Dear reader, I want you to imagine a desolate, desert landscape that is dotted with tall, lonesome towers as far as the eye can see. In each tower there is locked a single person inside – miserable, afraid, and completely and terribly alone. That is what I imagine when I think of many of the respondents to an anonymous confessions collections I conducted last year, as part of a launch event for a new song I released, entitled “Like”. “Like” is about how social media addiction leads to isolation, loneliness and in severe cases, mental illness.
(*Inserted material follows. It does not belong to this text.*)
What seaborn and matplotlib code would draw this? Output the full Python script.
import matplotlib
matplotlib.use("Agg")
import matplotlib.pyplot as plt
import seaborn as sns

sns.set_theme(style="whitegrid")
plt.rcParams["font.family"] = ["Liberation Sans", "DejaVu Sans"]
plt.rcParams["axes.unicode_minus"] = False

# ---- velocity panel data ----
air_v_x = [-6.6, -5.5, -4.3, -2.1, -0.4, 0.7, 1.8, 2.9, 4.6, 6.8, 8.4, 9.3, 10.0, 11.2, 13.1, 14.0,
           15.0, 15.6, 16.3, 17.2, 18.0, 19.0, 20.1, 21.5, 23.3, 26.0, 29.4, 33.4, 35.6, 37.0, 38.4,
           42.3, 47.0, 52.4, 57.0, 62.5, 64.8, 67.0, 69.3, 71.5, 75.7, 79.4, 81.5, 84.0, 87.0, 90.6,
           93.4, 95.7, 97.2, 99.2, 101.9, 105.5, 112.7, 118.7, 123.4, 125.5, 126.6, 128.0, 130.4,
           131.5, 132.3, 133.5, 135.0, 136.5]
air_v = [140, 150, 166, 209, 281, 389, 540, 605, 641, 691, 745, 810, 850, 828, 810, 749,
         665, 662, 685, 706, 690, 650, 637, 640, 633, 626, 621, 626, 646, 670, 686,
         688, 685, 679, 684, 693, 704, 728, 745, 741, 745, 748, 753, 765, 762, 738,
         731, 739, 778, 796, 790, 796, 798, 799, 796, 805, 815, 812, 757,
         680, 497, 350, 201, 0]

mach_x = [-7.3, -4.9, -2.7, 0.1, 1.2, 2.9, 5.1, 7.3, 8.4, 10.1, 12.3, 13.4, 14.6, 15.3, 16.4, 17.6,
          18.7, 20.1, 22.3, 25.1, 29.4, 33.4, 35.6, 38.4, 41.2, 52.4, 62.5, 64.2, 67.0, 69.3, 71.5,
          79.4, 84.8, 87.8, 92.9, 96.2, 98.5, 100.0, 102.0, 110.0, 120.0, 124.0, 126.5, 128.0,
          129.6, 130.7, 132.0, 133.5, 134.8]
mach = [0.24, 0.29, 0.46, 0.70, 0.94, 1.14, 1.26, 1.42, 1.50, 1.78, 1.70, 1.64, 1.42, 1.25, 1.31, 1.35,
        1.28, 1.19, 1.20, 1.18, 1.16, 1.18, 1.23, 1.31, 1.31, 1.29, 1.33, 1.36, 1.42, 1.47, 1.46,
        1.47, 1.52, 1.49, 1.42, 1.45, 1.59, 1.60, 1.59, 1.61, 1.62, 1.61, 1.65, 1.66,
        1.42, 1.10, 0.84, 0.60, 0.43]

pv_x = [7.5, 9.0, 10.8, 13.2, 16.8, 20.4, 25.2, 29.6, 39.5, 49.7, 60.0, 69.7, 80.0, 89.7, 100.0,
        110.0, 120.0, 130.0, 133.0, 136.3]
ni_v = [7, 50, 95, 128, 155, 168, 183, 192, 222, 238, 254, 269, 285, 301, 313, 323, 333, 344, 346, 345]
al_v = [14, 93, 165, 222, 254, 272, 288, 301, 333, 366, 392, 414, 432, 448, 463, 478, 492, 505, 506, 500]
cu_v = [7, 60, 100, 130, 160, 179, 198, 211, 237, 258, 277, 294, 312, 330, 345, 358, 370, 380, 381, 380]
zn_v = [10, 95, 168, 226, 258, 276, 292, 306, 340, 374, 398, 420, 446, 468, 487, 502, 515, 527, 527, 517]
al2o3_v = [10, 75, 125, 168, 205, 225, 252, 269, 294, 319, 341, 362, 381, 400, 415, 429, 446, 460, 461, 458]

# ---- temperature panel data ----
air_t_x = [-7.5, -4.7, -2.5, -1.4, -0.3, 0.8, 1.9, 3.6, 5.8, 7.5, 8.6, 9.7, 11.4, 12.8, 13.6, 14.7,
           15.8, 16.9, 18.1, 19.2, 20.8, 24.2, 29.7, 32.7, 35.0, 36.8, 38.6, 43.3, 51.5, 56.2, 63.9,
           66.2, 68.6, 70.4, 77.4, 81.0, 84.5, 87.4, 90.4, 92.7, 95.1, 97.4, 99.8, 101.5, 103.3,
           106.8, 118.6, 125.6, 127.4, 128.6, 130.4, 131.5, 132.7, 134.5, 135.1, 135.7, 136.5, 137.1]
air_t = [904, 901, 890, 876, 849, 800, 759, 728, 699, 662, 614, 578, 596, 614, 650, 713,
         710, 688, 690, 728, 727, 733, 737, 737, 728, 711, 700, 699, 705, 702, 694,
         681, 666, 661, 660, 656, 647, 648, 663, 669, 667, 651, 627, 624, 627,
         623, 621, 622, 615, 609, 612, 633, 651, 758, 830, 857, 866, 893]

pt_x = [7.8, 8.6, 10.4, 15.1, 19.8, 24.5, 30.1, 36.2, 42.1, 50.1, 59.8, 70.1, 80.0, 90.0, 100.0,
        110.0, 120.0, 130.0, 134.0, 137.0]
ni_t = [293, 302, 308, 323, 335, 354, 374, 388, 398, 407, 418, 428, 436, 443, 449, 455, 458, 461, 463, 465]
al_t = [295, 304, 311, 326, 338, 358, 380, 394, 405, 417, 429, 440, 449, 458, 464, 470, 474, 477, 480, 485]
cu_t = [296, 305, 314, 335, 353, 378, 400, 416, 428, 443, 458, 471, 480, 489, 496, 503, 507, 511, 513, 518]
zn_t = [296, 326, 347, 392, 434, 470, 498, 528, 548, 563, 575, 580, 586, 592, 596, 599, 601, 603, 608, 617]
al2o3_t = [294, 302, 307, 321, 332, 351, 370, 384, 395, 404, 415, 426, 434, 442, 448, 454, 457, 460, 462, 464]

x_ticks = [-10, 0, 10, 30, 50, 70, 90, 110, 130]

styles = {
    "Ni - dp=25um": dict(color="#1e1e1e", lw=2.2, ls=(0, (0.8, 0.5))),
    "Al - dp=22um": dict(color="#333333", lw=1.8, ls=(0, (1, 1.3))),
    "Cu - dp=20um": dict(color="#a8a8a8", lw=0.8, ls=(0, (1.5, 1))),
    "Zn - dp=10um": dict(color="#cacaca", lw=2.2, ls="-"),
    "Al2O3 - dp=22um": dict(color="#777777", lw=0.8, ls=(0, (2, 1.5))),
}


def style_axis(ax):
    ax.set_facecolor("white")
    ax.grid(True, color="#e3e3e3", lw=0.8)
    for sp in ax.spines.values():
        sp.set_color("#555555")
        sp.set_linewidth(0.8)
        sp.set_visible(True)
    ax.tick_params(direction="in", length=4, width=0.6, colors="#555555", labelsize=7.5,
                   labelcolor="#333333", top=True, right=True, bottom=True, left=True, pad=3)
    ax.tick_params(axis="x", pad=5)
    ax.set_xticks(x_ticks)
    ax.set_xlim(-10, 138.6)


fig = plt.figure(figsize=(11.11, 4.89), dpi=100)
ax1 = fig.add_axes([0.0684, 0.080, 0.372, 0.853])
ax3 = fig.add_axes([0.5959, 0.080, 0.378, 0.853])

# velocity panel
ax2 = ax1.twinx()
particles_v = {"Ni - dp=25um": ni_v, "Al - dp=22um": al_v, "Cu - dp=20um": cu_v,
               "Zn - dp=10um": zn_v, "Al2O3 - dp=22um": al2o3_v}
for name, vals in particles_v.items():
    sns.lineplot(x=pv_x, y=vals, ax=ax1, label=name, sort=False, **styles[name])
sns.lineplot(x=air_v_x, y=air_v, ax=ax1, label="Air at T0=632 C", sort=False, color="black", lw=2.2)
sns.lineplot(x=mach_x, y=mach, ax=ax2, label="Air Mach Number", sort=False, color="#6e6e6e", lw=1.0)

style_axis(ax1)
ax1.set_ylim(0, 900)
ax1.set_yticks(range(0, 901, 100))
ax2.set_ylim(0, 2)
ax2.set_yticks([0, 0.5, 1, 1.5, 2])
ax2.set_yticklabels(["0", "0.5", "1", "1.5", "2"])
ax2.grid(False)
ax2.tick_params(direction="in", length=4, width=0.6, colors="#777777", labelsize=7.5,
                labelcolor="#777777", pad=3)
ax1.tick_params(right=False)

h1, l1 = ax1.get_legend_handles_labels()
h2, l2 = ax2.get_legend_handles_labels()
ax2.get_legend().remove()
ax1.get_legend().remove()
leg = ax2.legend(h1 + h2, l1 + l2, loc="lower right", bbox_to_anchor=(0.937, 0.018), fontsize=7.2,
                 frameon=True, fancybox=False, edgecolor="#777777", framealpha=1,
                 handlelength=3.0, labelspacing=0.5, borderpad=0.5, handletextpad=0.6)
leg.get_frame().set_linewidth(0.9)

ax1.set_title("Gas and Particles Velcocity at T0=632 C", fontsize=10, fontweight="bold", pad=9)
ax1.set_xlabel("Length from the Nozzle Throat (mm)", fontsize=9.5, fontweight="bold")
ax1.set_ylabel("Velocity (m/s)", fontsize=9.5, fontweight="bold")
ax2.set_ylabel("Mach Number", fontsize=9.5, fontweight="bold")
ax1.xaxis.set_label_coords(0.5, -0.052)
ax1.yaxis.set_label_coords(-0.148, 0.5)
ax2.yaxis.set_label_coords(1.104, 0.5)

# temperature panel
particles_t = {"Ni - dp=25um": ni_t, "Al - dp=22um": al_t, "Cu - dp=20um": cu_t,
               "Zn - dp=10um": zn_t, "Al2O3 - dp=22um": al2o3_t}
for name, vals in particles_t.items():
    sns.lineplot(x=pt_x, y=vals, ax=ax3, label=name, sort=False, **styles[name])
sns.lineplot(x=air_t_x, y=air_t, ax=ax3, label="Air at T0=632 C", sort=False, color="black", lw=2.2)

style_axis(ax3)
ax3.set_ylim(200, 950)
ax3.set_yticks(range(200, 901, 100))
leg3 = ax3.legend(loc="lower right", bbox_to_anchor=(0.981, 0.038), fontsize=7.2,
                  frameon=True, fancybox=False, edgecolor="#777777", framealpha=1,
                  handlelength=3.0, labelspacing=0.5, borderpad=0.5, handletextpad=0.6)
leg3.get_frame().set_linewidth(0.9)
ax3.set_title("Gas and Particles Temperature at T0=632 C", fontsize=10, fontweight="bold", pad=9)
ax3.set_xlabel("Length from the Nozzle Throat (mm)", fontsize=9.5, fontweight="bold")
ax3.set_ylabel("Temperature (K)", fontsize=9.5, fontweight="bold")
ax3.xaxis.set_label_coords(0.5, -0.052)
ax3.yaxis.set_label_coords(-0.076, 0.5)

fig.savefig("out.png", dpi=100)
As part of the launch event, I collected anonymous confessions from voluntary participants aged 10 and above, asking them to share honestly about how engaging heavily with social media made them feel.
Here are some excerpts:
“Social media is so fake. Everyone posts happy pictures but how can people’s lives always be happy? It’s so unreal!”
“Insecure, less than, inferior, jealous.”
“It shortens the distance between those far apart, but furthers the distance between those nearby. It’s also much easier to communicate superficially on social media than to communicate on a deeper level face to face.”
From the “Like” Confessions, I learned that many participants felt resentful of other people’s perfect lives presented on social media, yet they themselves felt the need to only present perfection on their own accounts, perpetuating the cycle of inauthenticity. Not surprisingly, this cycle made them feel more depressed, inauthentic and lonely. When we are not true to ourselves and our communities, we form walls and barriers, locking ourselves inside towers of loneliness.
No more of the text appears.